Like and not like is transitory.  It’s not even really real.  Remember, we tend to like people despite their downsides and dislike them despite their nice bits.  That’s just who we are!

Just because someone doesn’t like what we just said, or our dress sense, or our choice of job, doesn’t mean that they won’t want to spend time with us as a mate.  If they do decide that we mis-match their values enough for them to not like us and not want to spend time with us, it just means that we will match someone else’s, so we’ll be friends with someone else instead.

 

Support and Challenge

So feeling liked is supportive, i.e. we like it and feeling disliked is challenging, i.e. we don’t like it (unless you are a bit contrary!).

Supportive things are:  Getting your own way, doing what you want to do, being told you are fabulous, being bought want you want, eating & drinking when & what you want, going to bed when you want, seeing / doing what you want, feeling protected and taken care of.

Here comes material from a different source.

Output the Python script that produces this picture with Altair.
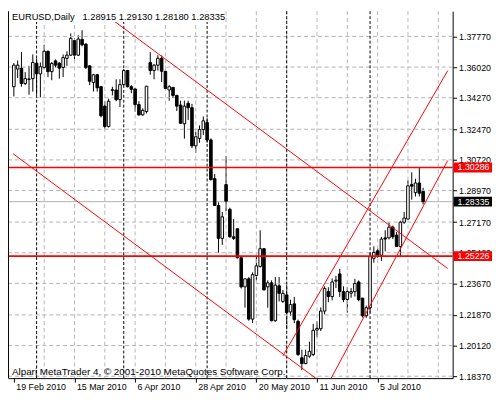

Challenging things are: Having to wait for what you want, being told you can’t have it, being told what to do or where to go, being told off, responsibilities, duties, being independent, having to buy your own things.

I bet you can already see that there are downsides to the supportive stuff, if over done, because you’ll end up with a spoilt precocious immature brat.  Plus there are benefits to the challenges, because you get a confident, self-reliant child with understandings of boundaries.  However, too much challenge and too little child and the child is over-stressed, so what you are looking for is a nice mixture of the two.

Keep an eye on the scales of ‘support’ and ‘challenge’ in your child’s life.  The aim is for a balance at home and at school, with young and old, and girls and boys, rather than for one location to totally balance out the other.